Nearly 100 vacant apartment units on the south side of Airway Heights could go up in flames if a proposal goes through to use them for a fire training exercise.
The Solar World apartment complex stands inside the Fairchild Air Force Base crash zone, about a mile from the base.
It was purchased by Spokane County last year through a $2.7 million grant that came from the office of Gov. Jay Inslee for the purpose of clearing civilian encroachment next to Fairchild.
All of the residents are now gone from the complex that covers several blocks near 18th Avenue and Lawson Street.
The county has arranged to have a contractor demolish the buildings. But first, officials are offering it to the Airway Heights Fire Department for a possible training exercise.
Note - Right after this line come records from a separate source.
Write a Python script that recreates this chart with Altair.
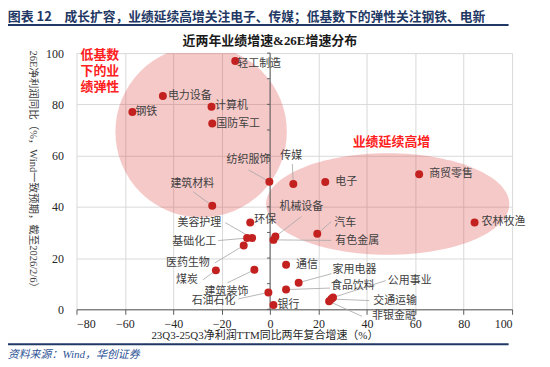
import altair as alt
import pandas as pd

# ---------------- data ----------------
sectors = ["轻工制造", "电力设备", "计算机", "钢铁", "国防军工", "纺织服饰", "传媒", "建筑材料",
           "环保", "电子", "商贸零售", "农林牧渔", "机械设备", "汽车", "有色金属", "美容护理",
           "基础化工", "医药生物", "煤炭", "建筑装饰", "石油石化", "银行", "通信", "家用电器",
           "食品饮料", "公用事业", "交通运输", "非银金融"]
growth_2y = [-14.4, -44.3, -24.2, -56.9, -23.9, -0.3, 9.6, -23.9,
             -8.2, 22.8, 61.6, 84.5, 2.2, 19.5, 1.4, -7.4,
             -9.5, -10.9, -22.4, -6.5, -0.7, 1.4, 6.6, 11.8,
             6.6, 26.0, 25.3, 24.4]
growth_26e = [96.9, 83.3, 79.1, 77.0, 72.5, 49.8, 48.9, 40.4,
              33.9, 49.7, 52.7, 33.9, 28.4, 29.5, 27.1, 27.8,
              27.8, 24.9, 15.2, 15.4, 6.6, 1.7, 17.4, 10.4,
              7.7, 4.6, 4.0, 3.1]
x_ticks = [-80, -60, -40, -20, 0, 20, 40, 60, 80, 100]
y_ticks = [0, 10, 20, 30, 40, 50, 60, 70, 80, 90, 100]

header_no = "图表 12"
header = "成长扩容，业绩延续高增关注电子、传媒；低基数下的弹性关注钢铁、电新"
chart_title = "近两年业绩增速&26E增速分布"
x_title = "23Q3-25Q3净利润TTM同比两年复合增速（%）"
y_title = "26E净利润同比（%，Wind一致预期，截至2026/2/6）"
source = "资料来源：Wind，华创证券"
zone1 = "低基数\n下的业\n绩弹性"
zone2 = "业绩延续高增"

# ---------------- layout (pixels) ----------------
W, H = 437, 257
PXX, PXY = W / 180.0, H / 100.0
# label offsets from point: (label dx, label dy, leader dx, leader dy)
label_off = {
    "轻工制造": (24, 3, None, None), "电力设备": (27, 0, None, None),
    "计算机": (20, -1, None, None), "钢铁": (14, 0, None, None),
    "国防军工": (26, 0, None, None), "纺织服饰": (-21, -22, -21, -12),
    "传媒": (-2, -28, -1, -20), "建筑材料": (-20, -22, -19, -14),
    "环保": (15, -2, None, None), "电子": (21, 0, None, None),
    "商贸零售": (32, 0, None, None), "农林牧渔": (29, 0, None, None),
    "机械设备": (26, -30, 26, -20), "汽车": (28, -11, 14, -12),
    "有色金属": (84, 1.5, 58, 0.5), "美容护理": (-53, -15.5, -27, -15.5),
    "基础化工": (-53, 3.5, -29, 2.5), "医药生物": (-56, 17.5, -29, 17.5),
    "煤炭": (-29, 9.5, -13, 9.5), "建筑装饰": (-28, 22.5, -27, 13),
    "石油石化": (-55, 9, -30, 6.5), "银行": (15, 0, None, None),
    "通信": (21, 0, None, None), "家用电器": (56, -12.5, 33, -9),
    "食品饮料": (67, -4, 44, -1.5), "公用事业": (77, -17, 53, -17),
    "交通运输": (64, 1.5, 38, 1.5), "非银金融": (65, 15, 33, 15),
}

rows = []
for n, gx, gy in zip(sectors, growth_2y, growth_26e):
    ldx, ldy, ax, ay = label_off[n]
    r = {"name": n, "x": gx, "y": gy,
         "lx": gx + ldx / PXX, "ly": gy - ldy / PXY}
    if ax is not None:
        r["ax"] = gx + ax / PXX
        r["ay"] = gy - ay / PXY
    rows.append(r)
df = pd.DataFrame(rows)
lead_df = df.dropna(subset=["ax"])

CJK = "Noto Sans CJK SC"
SERIF = "Liberation Serif"
MIX = "Liberation Serif, Noto Sans CJK SC"

xs = alt.Scale(domain=[-80, 100], nice=False, zero=False)
ys = alt.Scale(domain=[0, 100], nice=False, zero=False)

one = pd.DataFrame({"a": [0]})

# highlight zones (centers in data units, sizes in px)
zone_df = pd.DataFrame({"x": [-28.5], "y": [69.3]})
ell_df = pd.DataFrame({"x": [48.6], "y": [41.1]})
ell_path = ("M -1 0 C -1 -0.2309 -0.5523 -0.418 0 -0.418 C 0.5523 -0.418 1 -0.2309 1 0 "
            "C 1 0.2309 0.5523 0.418 0 0.418 C -0.5523 0.418 -1 0.2309 -1 0 Z")

circle_zone = alt.Chart(zone_df).mark_circle(
    color="#E03C3C", opacity=0.28, clip=True
).encode(
    x=alt.X("x:Q", scale=xs, axis=alt.Axis(values=x_ticks, grid=True, gridColor="#D9D9D9",
                                          domainColor="#595959", tickColor="#595959", tickSize=5,
                                          labelPadding=4, labelFont=SERIF, labelFontSize=12,
                                          labelColor="#262626", title=None)),
    y=alt.Y("y:Q", scale=ys, axis=alt.Axis(values=y_ticks, grid=True, gridColor="#D9D9D9",
                                          domain=False, ticks=False, labelPadding=13,
                                          labelFont=SERIF, labelFontSize=12,
                                          labelColor="#262626", title=None)),
    size=alt.value(29584),
)

ellipse_zone = alt.Chart(ell_df).mark_point(
    shape=ell_path, filled=True, color="#E03C3C", opacity=0.28, strokeWidth=0
).encode(
    x=alt.X("x:Q", scale=xs), y=alt.Y("y:Q", scale=ys), size=alt.value(59536)
)

yaxis_line = alt.Chart(one).mark_rule(color="#595959", strokeWidth=1).encode(
    x=alt.datum(0, scale=xs), y=alt.datum(0, scale=ys), y2=alt.datum(100)
)
ytick_df = pd.DataFrame({"t": y_ticks})
yaxis_ticks = alt.Chart(ytick_df).mark_rule(color="#595959", strokeWidth=1).encode(
    x=alt.datum(0, scale=xs), x2=alt.datum(-3 / PXX), y=alt.Y("t:Q", scale=ys)
)

leaders = alt.Chart(lead_df).mark_rule(color="#A6A6A6", strokeWidth=0.8).encode(
    x=alt.X("x:Q", scale=xs), y=alt.Y("y:Q", scale=ys), x2="ax:Q", y2="ay:Q"
)

points = alt.Chart(df).mark_circle(size=64, color="#C3211F", opacity=1).encode(
    x=alt.X("x:Q", scale=xs), y=alt.Y("y:Q", scale=ys)
)

labels = alt.Chart(df).mark_text(font=CJK, fontSize=11, color="#404040").encode(
    x=alt.X("lx:Q", scale=xs), y=alt.Y("ly:Q", scale=ys), text="name:N"
)


def txt(s, x, y, **kw):
    return alt.Chart(one).mark_text(**kw).encode(
        x=alt.value(x), y=alt.value(y), text=alt.value(s))


ann = [
    txt(header_no, -69, -36.5, font=CJK, fontSize=13, fontWeight="bold", color="#1F3864", align="left"),
    txt(header, -12, -36.5, font=CJK, fontSize=12.8, fontWeight="bold", color="#1F3864", align="left"),
    txt(chart_title, 194, -12, font=MIX, fontSize=13, fontWeight="bold", color="#1A1A1A"),
    txt(zone1, 4, 1.5, font=CJK, fontSize=13, fontWeight="bold", color="#FF2020", align="left",
        lineBreak="\n", lineHeight=16.3),
    txt(zone2, 316, 89, font=CJK, fontSize=13, fontWeight="bold", color="#FF2020"),
    txt(x_title, 189, 284, font=MIX, fontSize=11, color="#262626"),
    txt(y_title, -44, 119, font=MIX, fontSize=10.5, color="#404040", angle=90),
    txt(source, -69, 302.5, font=MIX, fontSize=11, fontStyle="italic", color="#2F5597", align="left"),
]

hline_top = alt.Chart(one).mark_rule(color="#1F3864", strokeWidth=2).encode(
    x=alt.value(-70.5), x2=alt.value(433.5), y=alt.value(-28.2))
hline_bot = alt.Chart(one).mark_rule(color="#1F3864", strokeWidth=2).encode(
    x=alt.value(-70.5), x2=alt.value(433.5), y=alt.value(292))

chart = alt.layer(
    circle_zone, ellipse_zone, yaxis_line, yaxis_ticks, leaders, points, labels,
    hline_top, hline_bot, *ann
).properties(
    width=W, height=H,
    autosize=alt.AutoSizeParams(type="none"),
    padding={"left": 68.7, "top": 44.7, "right": 30, "bottom": 56},
).configure_view(stroke=None)

chart.save("out.html", embed_options={"renderer": "svg", "actions": False})
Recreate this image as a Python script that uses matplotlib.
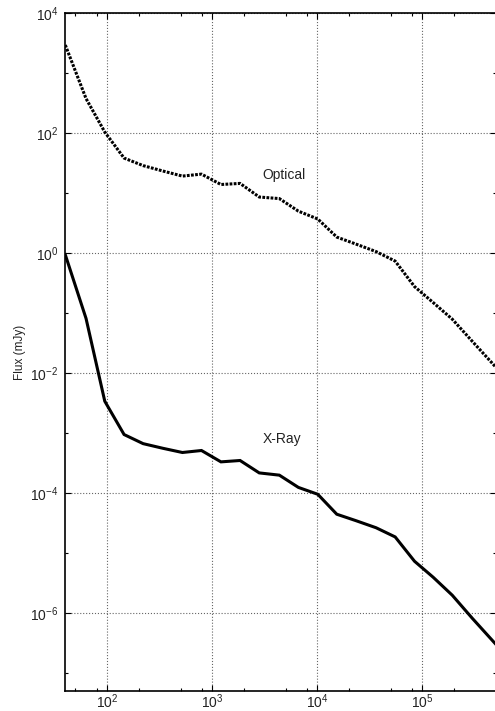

Don Malone, deputy fire chief for training in Airway Heights, said he is in the preliminary stages of developing a training exercise, but has several issues to consider.
The most significant is the approaching summer fire season.
There is reluctance to set the buildings alight for training if there is a risk of flames spreading, he said.
Any training exercise would be better timed with the region’s cooler and damper months, Malone said.
That could force the county to wait to get the property cleared.
“We are kind of looking at all of the options,” Malone said.
County officials said there is no specific timetable requiring demolition.
The complex is made up of 24 buildings with four units in each, plus a caretaker’s home.
If they are used for fire training, at least three of the buildings would not be set on fire to provide a safety buffer.
County commissioners last week said that the complex is large enough that it might be suitable for a simulation of a large disaster requiring a regionwide response. That kind of training could involve the county’s emergency management department, Spokane airport fire crews, other fire agencies and even Fairchild crews.
Commissioner Al French told project manager Don Coon to contact different agencies to gauge interest in a wider exercise. He also said that if the buildings are set on fire, it needs to be done when Fairchild is not using the runway approach since a plume of smoke could create a hazard for aircraft.
Commissioners and other local leaders have been eager to remove housing units from beneath the approach to Fairchild’s runway in the area designated as the “accident potential zone.”
Another 188 units, mainly manufactured homes, also are inside the Fairchild crash zone in the vicinity of Solar World.
Last year, voters rejected a property tax levy lift measure to provide up to $20 million over nine years for purchase and relocation of those properties.
Residents living in those manufactured homes recently circulated a petition in opposition to being forced off their parks. A copy of the petition sent to The Spokesman-Review has 70 names. Many of the residents own their homes, but rent their lots.
Catholic Charities has been trying to put together a project for alternate housing on the opposite side of U.S. Highway 2 where residents could relocate.
Once the Solar World land is vacated, French said, it could be sold off for light industries that employ small workforces – a land use that meets Air Force guidelines for human occupancy in the accident zones.